According to the Department of Justice, a former nursing assistant was sentenced today in federal court for murder and assault charges in the deaths of eight veterans at the Veterans Affairs Medical Center (VAMC) in Clarksburg, West Virginia, Acting U.S. Attorney Randolph J. Bernard announced.
Reta Mays, 46, of Harrison County, West Virginia, was sentenced to seven consecutive life sentences, one for each murder, and an additional 240 months for the eight victim. Mays pleaded guilty in July 2020 to seven counts of second-degree murder in the deaths of veterans Robert Edge Sr., Robert Kozul, Archie Edgell, George Shaw, W.A.H., Felix McDermott, and Raymond Golden. She pleaded guilty to one count of assault with intent to commit murder involving the death of veteran Russell Posey.
“In a case where we are confronted with the horrific crimes committed by the defendant against those who gave so much of themselves to serve this country, justice is somewhat of an elusive concept. No amount of prison time will erase the pain and loss that the families of these eight brave and honorable men have experienced. These men are heroes in our community, state, and country, and deserved so much more,” said Acting U.S. Attorney Bernard. “Mays will now spend every minute of the rest of her life where she belongs, in prison.”
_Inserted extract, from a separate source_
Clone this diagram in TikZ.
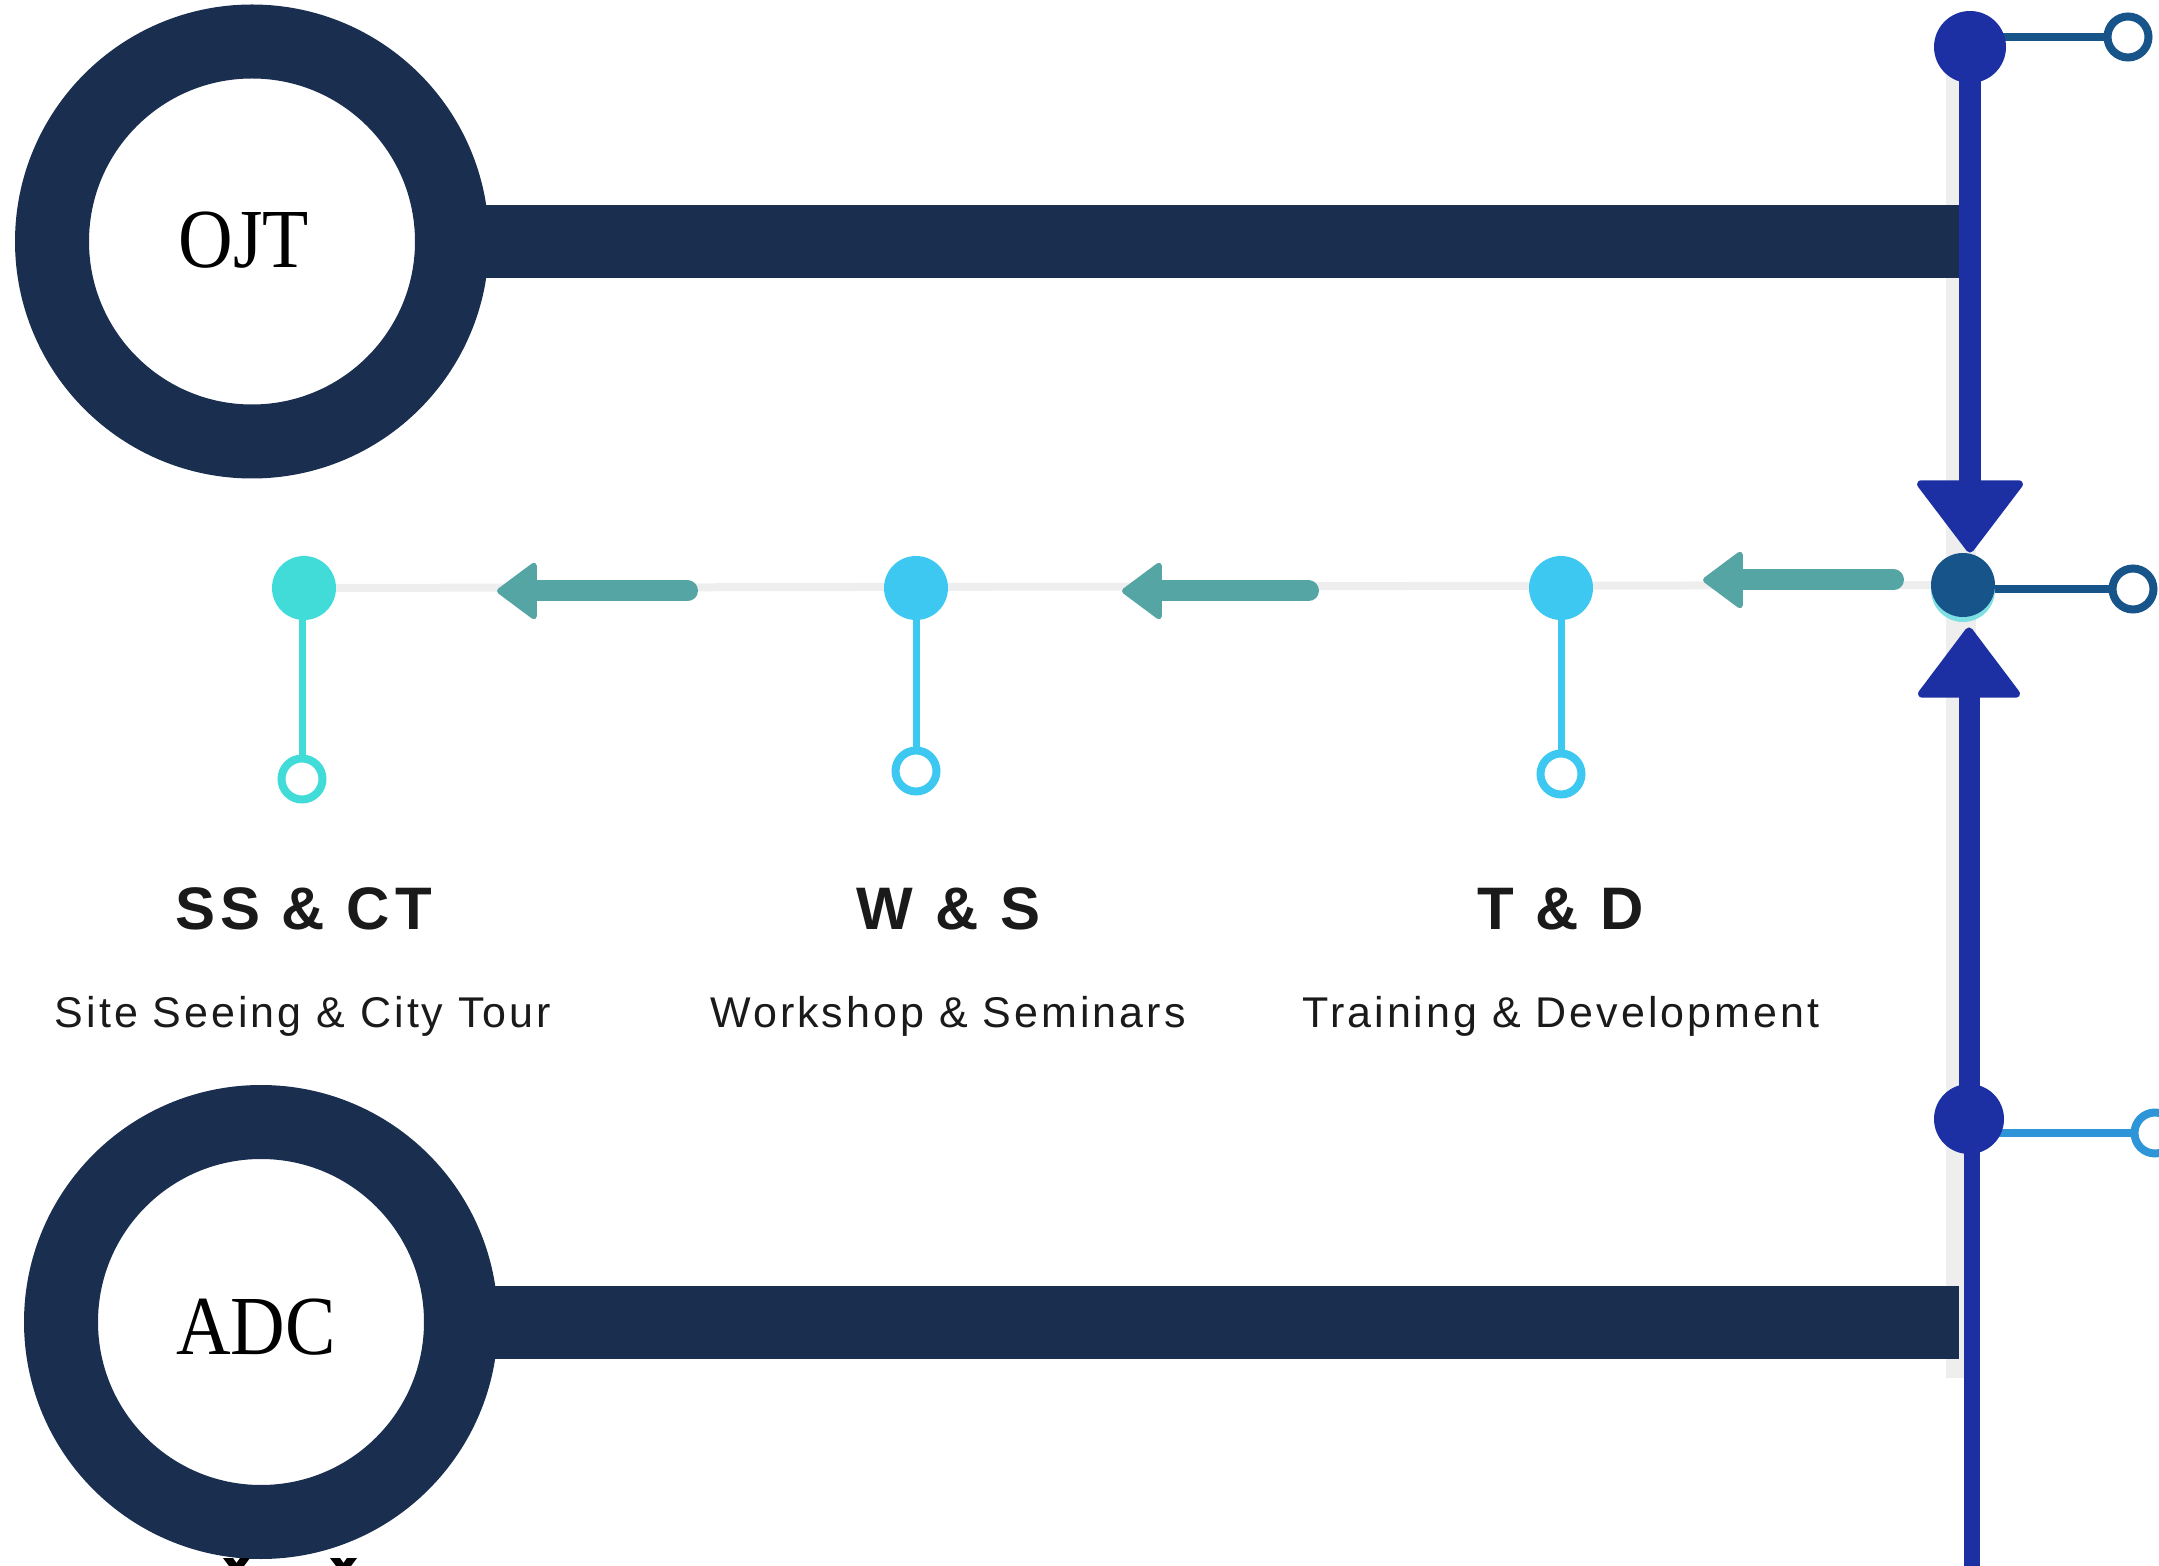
\documentclass[tikz,border=0pt]{standalone}
\usepackage{fontspec}
\usepackage{graphicx}
\usetikzlibrary{arrows.meta}
\newfontfamily\hfont{Liberation Sans}[LetterSpace=8.3]
\newfontfamily\subfont{Liberation Sans}[LetterSpace=7]
\newfontfamily\serfont{Liberation Serif}
\definecolor{navy}{HTML}{1A2E50}
\definecolor{vblue}{HTML}{1C2FA3}
\definecolor{midc}{HTML}{16548A}
\definecolor{midsh}{HTML}{7EE0E2}
\definecolor{turq}{HTML}{41DBD8}
\definecolor{sky}{HTML}{3CC8F0}
\definecolor{tealc}{HTML}{55A5A5}
\definecolor{grayc}{HTML}{EEEEEE}
\definecolor{lblue}{HTML}{2E96D8}
\definecolor{ink}{HTML}{1A1A1A}
\pgfdeclarelayer{bg}
\pgfdeclarelayer{lines}
\pgfsetlayers{bg,lines,main}
\begin{document}
\begin{tikzpicture}[x=0.5pt,y=-0.5pt,
  ring/.style={circle, draw=navy, line width=37pt, fill=white, minimum size=200pt, inner sep=0pt},
  bar/.style={draw=navy, line width=36.5pt},
  dot/.style={circle, fill=#1, minimum size=32pt, inner sep=0pt},
  hollow/.style={circle, draw=#1, fill=white, line width=4pt, minimum size=20.5pt, inner sep=0pt},
  stem/.style={draw=#1, line width=3.5pt},
  link/.style={draw=#1, line width=4pt},
  gline/.style={draw=grayc, line width=4pt},
  flow/.style={draw=tealc, fill=tealc, line width=10.5pt, line cap=round,
    -{Triangle[length=21pt,width=30.5pt,round,line width=3pt]}},
  vline/.style={draw=vblue, line width=11pt},
  head/.style={font=\hfont\bfseries\fontsize{30pt}{36pt}\selectfont, text=ink, anchor=base, inner sep=0pt},
  sub/.style={font=\subfont\fontsize{21.5pt}{26pt}\selectfont, text=ink, anchor=base, inner sep=0pt},
  big/.style={font=\serfont\fontsize{42pt}{50pt}\selectfont, text=black, anchor=base, inner sep=0pt}
]
\useasboundingbox (0,0) rectangle (2159,1566);
\clip (0,0) rectangle (2159,1566);

% big rings
\node[ring] (ojt) at (252,241.5) {};
\node[big] (ojtt) at (244,268) {\scalebox{0.9}[1]{OJT}};
\node[ring] (adc) at (261,1322) {};
\node[big] (adct) at (256,1354) {\scalebox{0.9}[1]{ADC}};
\coordinate (ojtend) at (1959,241.5);
\coordinate (adcend) at (1959,1322);

% row dots
\node[dot=turq] (ssdot) at (304,588) {};
\node[dot=sky] (wsdot) at (916,588) {};
\node[dot=sky] (tddot) at (1561,588) {};
\node[hollow=turq] (sshol) at (302,779) {};
\node[hollow=sky] (wshol) at (916,771) {};
\node[hollow=sky] (tdhol) at (1561,774) {};

% right column
\node[dot=vblue, minimum size=36pt] (topdot) at (1970,47) {};
\node[dot=midsh] (midshadow) at (1963,590) {};
\node[dot=midc] (middot) at (1963,585) {};
\node[dot=vblue, minimum size=35pt] (botdot) at (1969,1119) {};
\node[hollow=midc] (trhol) at (2128,37) {};
\node[hollow=midc] (mrhol) at (2133,589) {};
\node[hollow=lblue] (brhol) at (2155,1133) {};
\coordinate (vbot) at (1972,1600);

% arrow coordinates
\coordinate (a1s) at (687.5,591);
\coordinate (a1e) at (497,591);
\coordinate (a2s) at (1308.5,591);
\coordinate (a2e) at (1122,591);
\coordinate (a3s) at (1893.5,580);
\coordinate (a3e) at (1703,580);

% labels
\node[head] (h1) at (303.5,929) {SS \& CT};
\node[head] (h2) at (948.5,929) {W \& S};
\node[head] (h3) at (1561,929) {T \& D};
\node[sub] (s1) at (303,1028) {Site Seeing \& City Tour};
\node[sub] (s2) at (948,1028) {Workshop \& Seminars};
\node[sub] (s3) at (1561,1028) {Training \& Development};

\begin{pgfonlayer}{bg}
  \fill[grayc] (1946,40) rectangle (1976,1378);
  \draw[gline] (ssdot.center) -- (middot.center);
  \draw[bar] (ojt.center) -- (ojtend);
  \draw[bar] (adc.center) -- (adcend);
\end{pgfonlayer}

\begin{pgfonlayer}{lines}
  \draw[stem=turq] (sshol.center) -- (sshol.center |- ssdot.center);
  \draw[stem=sky] (wshol.center) -- (wsdot.center);
  \draw[stem=sky] (tdhol.center) -- (tddot.center);
  \draw[link=midc] (topdot.center |- trhol.center) -- (trhol.center);
  \draw[link=midc] (middot.center |- mrhol.center) -- (mrhol.center);
  \draw[link=lblue] (botdot.center |- brhol.center) -- (brhol.center);
  \draw[vline, -{Triangle[length=37.5pt,width=56pt,round,line width=4pt]}]
    (topdot.center) -- (topdot.center |- middot.north);
  \draw[vline, line width=10.5pt, shorten >=5pt, -{Triangle[length=36.5pt,width=54pt,round,line width=4pt]}]
    (botdot.center) -- (botdot.center |- middot.south);
  \draw[draw=vblue, line width=8pt] (vbot |- botdot.center) -- (vbot);
  \draw[flow] (a1s) -- (a1e);
  \draw[flow] (a2s) -- (a2e);
  \draw[flow] (a3s) -- (a3e);
\end{pgfonlayer}

% clipped letter tops at the bottom edge
\fill[black] (223,1558) -- (233,1558) -- (236.5,1563) -- (240,1558) -- (250,1558) -- (244,1566) -- (229,1566) -- cycle;
\fill[black] (330,1558) -- (340,1558) -- (343.5,1563) -- (347,1558) -- (357,1558) -- (351,1566) -- (336,1566) -- cycle;
\end{tikzpicture}
\end{document}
Mays was employed as a nursing assistant at the VAMC, working the night shift during the same period of time that the veterans in her care died of hypoglycemia while being treated at the hospital. Nursing assistants at the VAMC are not qualified or authorized to administer any medication to patients, including insulin. Mays would sit one-on-one with patients. She admitted to administering insulin to several patients with the intent to cause their deaths.
“While responsibility for these heinous criminal acts lies with Reta Mays, an extensive healthcare inspection by our office found the facility had serious and pervasive clinical and administrative failures that contributed to them going undetected,” said VA Inspector General Michael J. Missal. “I hope that the victims’ families can find some measure of solace knowing that Mays was caught and punished, and that steps are being taken to help ensure other families do not suffer the same loss. I would like to thank the U.S. Attorney’s Office, the FBI, and the West Virginia State Police for their strong partnership throughout this complex investigation.”
“It is beyond disturbing that someone would seek out the opportunity to work as a medical professional to aid the sick, and then twist their duty and willingly end the life of their patients,” said FBI Pittsburgh Acting Special Agent in Charge Carlton Peeples. “I hope today’s sentence brings peace and closure to the families of these veterans. It certainly sends the message that when you break the trust you are given and, in the process break the law, there are consequences, no matter who you are or what your profession is.”
This investigation, which began in June 2018, involved more than 300 interviews; the review of thousands of pages of medical records and charts; the review of phone, social media, and computer records; countless hours of consulting with some of the most respected forensic experts and endocrinologists; the exhumation of some of the victims; and the review of hospital staff and visitor records to assess their potential interactions with the victims. Today’s sentence was the result of the tireless and comprehensive efforts of both criminal investigators and healthcare experts.
Mays was also ordered to pay a total of $172,624.96 to the victims’ families, the VA Hospital, Medicare, and insurance companies.
Assistant U.S. Attorneys Jarod J. Douglas and Brandon S. Flower prosecuted the case on behalf of the government. The Veterans Affairs Office of Inspector General and the FBI investigated. The West Virginia State Police and the Greater Harrison Drug & Violent Crimes Task Force, a HIDTA-funded initiative, assisted.
U.S. District Judge Thomas S. Kleeh presided.